According to the Institute of Chartered Accounts in England and Wales (ICAEW), your plan should include these key items:
- A fact-based executive summary
- History of the business
- Core competencies
- Key products or services
- Goals
- Addressable market
- Management plan
- Business development strategy
- Overall objective
- Accurate sales forecasting
- Risks and the plan to address them
The U.S. Small Business Administration (SBA) provides a step-by-step guide for creating a business plan here.

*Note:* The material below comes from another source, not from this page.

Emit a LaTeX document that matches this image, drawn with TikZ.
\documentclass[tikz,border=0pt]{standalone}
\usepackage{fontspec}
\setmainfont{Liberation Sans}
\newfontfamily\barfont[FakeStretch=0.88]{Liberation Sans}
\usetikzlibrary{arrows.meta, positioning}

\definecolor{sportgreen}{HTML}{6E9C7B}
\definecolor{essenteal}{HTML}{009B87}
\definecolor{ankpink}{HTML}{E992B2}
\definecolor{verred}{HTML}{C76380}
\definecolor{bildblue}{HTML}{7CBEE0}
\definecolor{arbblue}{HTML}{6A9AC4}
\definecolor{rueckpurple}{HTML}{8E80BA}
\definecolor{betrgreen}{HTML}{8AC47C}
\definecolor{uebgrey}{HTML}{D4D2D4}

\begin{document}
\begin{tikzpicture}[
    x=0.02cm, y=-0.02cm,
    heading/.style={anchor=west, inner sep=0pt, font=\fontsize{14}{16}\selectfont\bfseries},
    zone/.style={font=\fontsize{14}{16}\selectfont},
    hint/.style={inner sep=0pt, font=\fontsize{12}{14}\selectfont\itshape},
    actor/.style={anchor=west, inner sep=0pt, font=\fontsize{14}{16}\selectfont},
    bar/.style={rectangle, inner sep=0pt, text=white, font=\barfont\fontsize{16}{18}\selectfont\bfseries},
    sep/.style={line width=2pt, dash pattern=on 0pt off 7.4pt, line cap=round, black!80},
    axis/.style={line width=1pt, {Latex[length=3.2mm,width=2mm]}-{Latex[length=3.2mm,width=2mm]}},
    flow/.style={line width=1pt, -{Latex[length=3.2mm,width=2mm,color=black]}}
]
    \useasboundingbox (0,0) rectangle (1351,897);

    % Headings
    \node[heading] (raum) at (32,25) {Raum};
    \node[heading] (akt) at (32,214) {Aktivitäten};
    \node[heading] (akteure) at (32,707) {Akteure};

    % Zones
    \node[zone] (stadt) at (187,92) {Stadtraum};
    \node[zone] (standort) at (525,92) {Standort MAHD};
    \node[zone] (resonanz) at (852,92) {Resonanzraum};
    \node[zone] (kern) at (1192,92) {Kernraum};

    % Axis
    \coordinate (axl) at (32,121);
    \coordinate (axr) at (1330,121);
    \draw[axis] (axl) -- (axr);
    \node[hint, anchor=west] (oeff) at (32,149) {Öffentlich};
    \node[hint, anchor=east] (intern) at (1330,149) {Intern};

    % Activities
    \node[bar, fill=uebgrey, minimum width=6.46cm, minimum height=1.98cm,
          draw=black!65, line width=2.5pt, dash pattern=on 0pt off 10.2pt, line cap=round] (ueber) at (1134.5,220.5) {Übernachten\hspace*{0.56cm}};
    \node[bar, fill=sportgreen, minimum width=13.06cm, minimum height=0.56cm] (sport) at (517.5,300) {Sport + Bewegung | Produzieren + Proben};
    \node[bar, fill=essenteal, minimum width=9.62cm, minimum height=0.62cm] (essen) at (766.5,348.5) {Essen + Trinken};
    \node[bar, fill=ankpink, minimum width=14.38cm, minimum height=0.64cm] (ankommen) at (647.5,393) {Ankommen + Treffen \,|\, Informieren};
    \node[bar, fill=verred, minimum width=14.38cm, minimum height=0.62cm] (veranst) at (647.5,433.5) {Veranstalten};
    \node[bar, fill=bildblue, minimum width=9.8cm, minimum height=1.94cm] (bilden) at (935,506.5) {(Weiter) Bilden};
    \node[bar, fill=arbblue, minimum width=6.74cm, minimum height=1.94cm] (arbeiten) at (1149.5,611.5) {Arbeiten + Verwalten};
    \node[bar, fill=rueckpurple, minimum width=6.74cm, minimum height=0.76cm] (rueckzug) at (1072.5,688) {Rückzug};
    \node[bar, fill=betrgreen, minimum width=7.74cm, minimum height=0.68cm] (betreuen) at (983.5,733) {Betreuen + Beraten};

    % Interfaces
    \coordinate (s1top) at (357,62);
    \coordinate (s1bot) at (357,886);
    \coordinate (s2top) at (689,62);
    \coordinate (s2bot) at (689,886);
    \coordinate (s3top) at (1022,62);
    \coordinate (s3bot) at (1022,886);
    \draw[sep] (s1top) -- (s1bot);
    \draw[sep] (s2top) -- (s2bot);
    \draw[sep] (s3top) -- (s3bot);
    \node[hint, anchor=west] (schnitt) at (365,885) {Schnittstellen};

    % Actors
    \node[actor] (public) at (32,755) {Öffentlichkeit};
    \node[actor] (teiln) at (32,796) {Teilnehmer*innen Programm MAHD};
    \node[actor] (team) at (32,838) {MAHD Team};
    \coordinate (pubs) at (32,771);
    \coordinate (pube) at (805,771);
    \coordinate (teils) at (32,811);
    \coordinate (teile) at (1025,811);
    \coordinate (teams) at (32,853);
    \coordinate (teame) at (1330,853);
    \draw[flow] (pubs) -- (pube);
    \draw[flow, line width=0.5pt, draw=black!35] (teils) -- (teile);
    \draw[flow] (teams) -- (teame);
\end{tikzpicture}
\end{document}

5 Reasons Why You Should Update Your Business Plan
While this clear plan is critical to launching a successful business, it is equally important to maintaining one. Florida Tech Instructor and Director of Assessment Tim Muth says:
“You don’t know what’s going to happen next week much less next year or five years from now, so they’re all assumptions. And sometimes with the business plan, people, since it’s an official-looking document, they think it’s like ‘it’s the truth.’ It’s only as good as what actually happens, there might be a competitor pop up you didn’t know about, maybe you don’t open up as fast as you thought, now you have a couple months’ delay, maybe the customers didn’t like what you’ve got or some competitors got something differently.”

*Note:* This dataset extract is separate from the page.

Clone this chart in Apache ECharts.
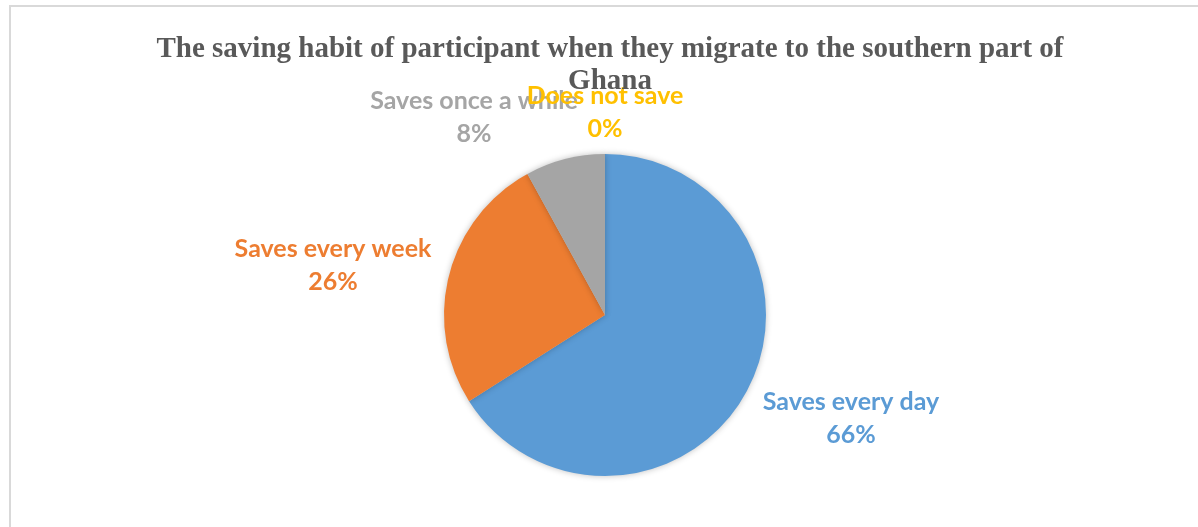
<!DOCTYPE html>
<html>
<head>
<meta charset="utf-8">
<script src="https://cdn.jsdelivr.net/npm/echarts@6/dist/echarts.min.js"></script>
<style>
  html, body { margin: 0; padding: 0; background: #fff; }
  #main { width: 1198px; height: 527px; }
</style>
</head>
<body>
<div id="main"></div>
<script>
// data
var categories = ['Saves every day', 'Saves every week', 'Saves once a while', 'Does not save'];
var percents = [66, 26, 8, 0];
var colors = ['#5B9BD5', '#ED7D31', '#A5A5A5', '#FFC000'];

// where each label block sits (centre of the two-line text)
var labelSpots = [[851, 418], [333, 265], [474, 117], [605, 112]];

var myChart = echarts.init(document.getElementById('main'));

var pieData = categories.map(function (name, i) {
    return {
        name: name,
        value: percents[i],
        itemStyle: { color: colors[i] },
        label: { color: colors[i] }
    };
});

option = {
    backgroundColor: '#fff',
    animation: false,
    title: {
        text: 'The saving habit of participant when they migrate to the southern part of\nGhana',
        left: 605,
        top: 29,
        textAlign: 'center',
        textStyle: {
            fontFamily: 'Liberation Serif',
            fontWeight: 'bold',
            fontSize: 29,
            lineHeight: 32,
            color: '#595959'
        }
    },
    graphic: [
        {
            type: 'rect',
            shape: { x: 10, y: 6, width: 1300, height: 700 },
            style: { fill: 'none', stroke: '#d9d9d9', lineWidth: 2 },
            silent: true
        }
    ],
    series: [
        {
            type: 'pie',
            center: [605, 315],
            radius: 161,
            startAngle: 90,
            clockwise: true,
            data: pieData,
            itemStyle: {
                borderWidth: 0,
                shadowBlur: 6,
                shadowColor: 'rgba(0,0,0,0.25)'
            },
            label: {
                show: true,
                position: 'outside',
                formatter: '{b}\n{c}%',
                fontFamily: 'Lato',
                fontWeight: 'bold',
                fontSize: 25,
                lineHeight: 33,
                align: 'center'
            },
            labelLine: { show: false },
            labelLayout: function (params) {
                var p = labelSpots[params.dataIndex];
                return {
                    x: p[0],
                    y: p[1],
                    align: 'center',
                    verticalAlign: 'middle'
                };
            },
            emphasis: { disabled: true }
        }
    ]
};

myChart.setOption(option);
</script>
</body>
</html>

Regularly reviewing your business plan and the market, goals, strategy, and cash flow estimates keeps your business on track to maintain momentum in the right direction, and to adjust process, goals, or strategies if something isn’t working or a new opportunity is presented.

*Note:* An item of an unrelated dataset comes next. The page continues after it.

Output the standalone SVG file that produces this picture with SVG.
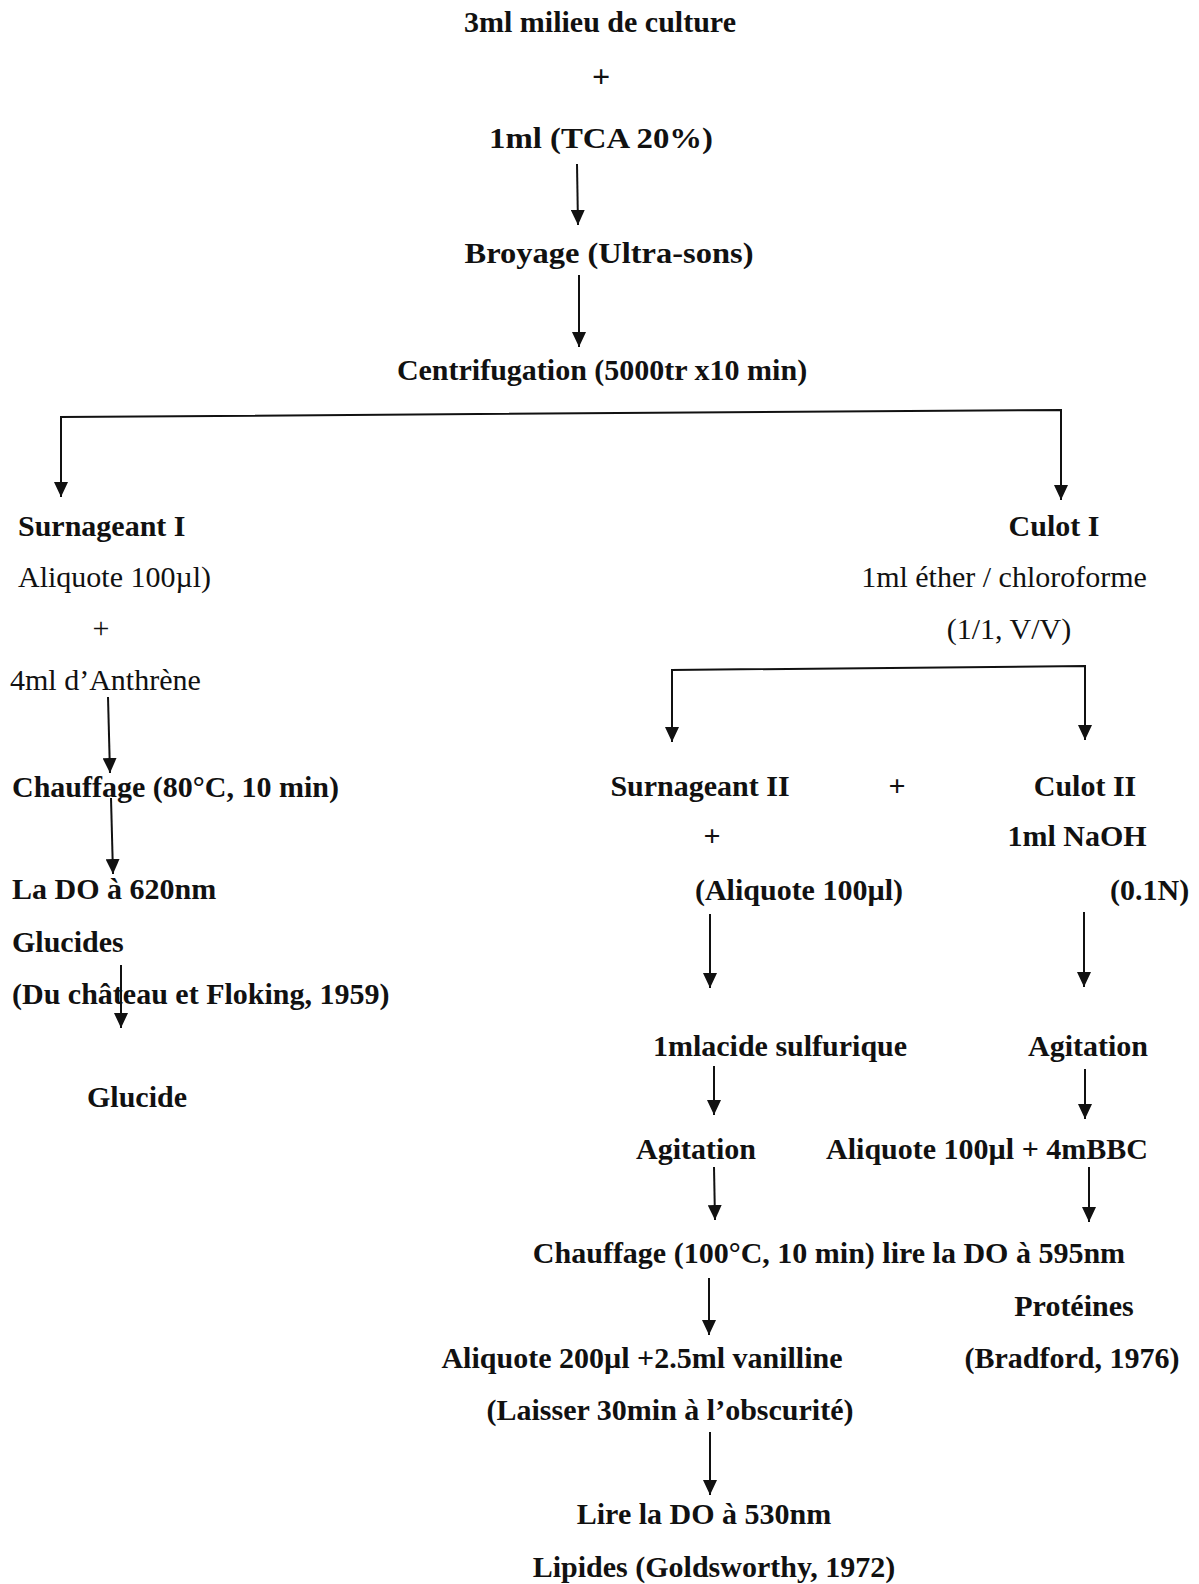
<svg xmlns="http://www.w3.org/2000/svg" width="1199" height="1584" viewBox="0 0 1199 1584">
<defs>
<marker id="ah" markerWidth="15" markerHeight="14" refX="15" refY="7" orient="auto" markerUnits="userSpaceOnUse">
<path d="M0,0 L15,7 L0,14 z" fill="#111"/>
</marker>
<style>
text{font-family:"Liberation Serif","Times New Roman",serif;font-size:30px;fill:#111}
.b{font-weight:bold}
.m{text-anchor:middle}
.c{fill:none;stroke:#111;stroke-width:2}
.a{marker-end:url(#ah)}
</style>
</defs>
<rect width="1199" height="1584" fill="#fff"/>
<g id="connectors">
<line class="c a" x1="577" y1="164" x2="578" y2="225"/>
<line class="c a" x1="579" y1="275" x2="579" y2="347"/>
<polyline class="c" points="61,440 61,417 1061,410 1061,440"/>
<line class="c a" x1="61" y1="417" x2="61" y2="497"/>
<line class="c a" x1="1061" y1="410" x2="1061" y2="500"/>
<polyline class="c" points="672,700 672,670 1085,666 1085,700"/>
<line class="c a" x1="672" y1="670" x2="672" y2="742"/>
<line class="c a" x1="1085" y1="666" x2="1085" y2="740"/>
<line class="c a" x1="108" y1="697" x2="110" y2="773"/>
<line class="c a" x1="111" y1="798" x2="113" y2="874"/>
<line class="c a" x1="121" y1="965" x2="121" y2="1028"/>
<line class="c a" x1="710" y1="914" x2="710" y2="988"/>
<line class="c a" x1="1084" y1="912" x2="1084" y2="987"/>
<line class="c a" x1="714" y1="1066" x2="714" y2="1115"/>
<line class="c a" x1="1085" y1="1069" x2="1085" y2="1119"/>
<line class="c a" x1="714" y1="1167" x2="715" y2="1220"/>
<line class="c a" x1="1089" y1="1167" x2="1089" y2="1222"/>
<line class="c a" x1="709" y1="1278" x2="709" y2="1335"/>
<line class="c a" x1="710" y1="1432" x2="710" y2="1495"/>
</g>
<g id="n_milieu"><text class="b m" x="600" y="32">3ml milieu de culture</text></g>
<g id="n_plus1"><text class="b m" x="601" y="87" style="font-size:32px">+</text></g>
<g id="n_tca"><text class="b m" x="601" y="148" textLength="224" lengthAdjust="spacingAndGlyphs">1ml (TCA 20%)</text></g>
<g id="n_broyage"><text class="b m" x="609" y="263" textLength="289" lengthAdjust="spacingAndGlyphs">Broyage (Ultra-sons)</text></g>
<g id="n_centri"><text class="b m" x="602" y="380">Centrifugation (5000tr x10 min)</text></g>
<g id="n_surn1">
<text class="b" x="18" y="536">Surnageant I</text>
<text x="18" y="587">Aliquote 100µl)</text>
<text class="m" x="101" y="638">+</text>
<text x="10" y="690">4ml d’Anthrène</text>
</g>
<g id="n_chauff1"><text class="b" x="12" y="797">Chauffage (80°C, 10 min)</text></g>
<g id="n_do620">
<text class="b" x="12" y="899">La DO à 620nm</text>
<text class="b" x="12" y="952">Glucides</text>
<text class="b" x="12" y="1004">(Du château et Floking, 1959)</text>
</g>
<g id="n_glucide"><text class="b" x="87" y="1107">Glucide</text></g>
<g id="n_culot1">
<text class="b m" x="1054" y="536">Culot I</text>
<text class="m" x="1004" y="587">1ml éther / chloroforme</text>
<text class="m" x="1009" y="639">(1/1, V/V)</text>
</g>
<g id="n_surn2">
<text class="b m" x="700" y="796">Surnageant II</text>
<text class="m b" x="712" y="846">+</text>
<text class="b m" x="799" y="900">(Aliquote 100µl)</text>
</g>
<g id="n_plus2"><text class="m b" x="897" y="796">+</text></g>
<g id="n_culot2">
<text class="b m" x="1085" y="796">Culot II</text>
<text class="b m" x="1077" y="846">1ml NaOH</text>
<text class="b" x="1110" y="900">(0.1N)</text>
</g>
<g id="n_acide"><text class="b m" x="780" y="1056">1mlacide sulfurique</text></g>
<g id="n_agit2"><text class="b m" x="1088" y="1056">Agitation</text></g>
<g id="n_agit1"><text class="b m" x="696" y="1159">Agitation</text></g>
<g id="n_bbc"><text class="b m" x="987" y="1159">Aliquote 100µl + 4mBBC</text></g>
<g id="n_chauff2"><text class="b m" x="829" y="1263">Chauffage (100°C, 10 min) lire la DO à 595nm</text></g>
<g id="n_prot">
<text class="b m" x="1074" y="1316">Protéines</text>
<text class="b m" x="1072" y="1368">(Bradford, 1976)</text>
</g>
<g id="n_vanil">
<text class="b m" x="642" y="1368">Aliquote 200µl +2.5ml vanilline</text>
<text class="b m" x="670" y="1420">(Laisser 30min à l’obscurité)</text>
</g>
<g id="n_lipides">
<text class="b m" x="704" y="1524">Lire la DO à 530nm</text>
<text class="b m" x="714" y="1577">Lipides (Goldsworthy, 1972)</text>
</g>
</svg>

However, when certain events occur, it is especially important to revise your business plan, including the following:
1. When your business undergoes internal changes.
Adding a partner or owner, changing or adding locations, or product launches (or removals) should all spur a change to the business plan. These internal changes mean your business plan needs to change to reflect the new change in direction – and to include the new team members in the planning process. Adjustments to suppliers or advancement in technology may also entail a review to best use newfound productivity and efficiency.
2. When you need cash.
The expectation remains for existing businesses: lenders want to see a current plan, not the plan you launched the business with. Updating the description, opportunities, risks, and financial predictions with current information demonstrates control, and means your business looks less risky and more strategic, which encourages lenders to provide loans.
Even if you aren’t asking for a loan, falling short of financial projections should trigger a review of the strategy. You’ll need to understand the current market and customer sentiment, and then decide if you need to change your strategy or approach to meet those demands. Even issues like delayed payments could be an early indicator of issues with customer satisfaction or an issue in your policy.
3. When business is underperforming.
If your business is falling short on benchmarks, return to the business plan and consider reviving it. Blair Koch, CEO of executive peer advisory board The Alternative Board, recommends a quarterly review to assess goals in relation to the business plan. One key reason business may take a hit is disruption from a new or suddenly thriving competitor. Understanding if your marketing approach, customer service, or governing objective should pivot when competition – or technology – disrupts your market equips you to proactively manage your business in a new direction.
4. When business is overperforming.
While unexpected high performance is also a cause for celebration, sudden success requires a revived business plan as well, to ensure the existing structure and staff of the business can sustain the unexpected growth. Remember, this business was launched with careful planning, and getting ahead of the plan means you’re heading into uncharted territory.
Similarly, launching new markets, products, or services can mean new revenue streams, but also require goals and strategies established.
5. When a new month begins.
Even if none of the major triggers have occurred, The Small Business Administration recommends a monthly review. This establishes an active, controlled approach to your business, and allows you to make slight modifications as needed instead of being forced to make sudden, more drastic adjustments in the face of issues.
Muth says thinking ahead is crucial for success:
“What you see today isn’t going to be your career 10 years from now or 20 years from now. It’s going to be a different marketplace, and you’ve got to always keep your antenna up and sort of understand the trends and what’s changing around you so that you keep yourself continually, you continually learn things, you’re updated, you’re not surprised by things when they change. You’re thinking a step or two ahead.”
Don’t treat your business like a surprise vacation – understand, regularly, your destination, strategy to reach it, and the money it will involve. It’s even acceptable to switch destinations at the last minute – just be ready to start mapping your new direction.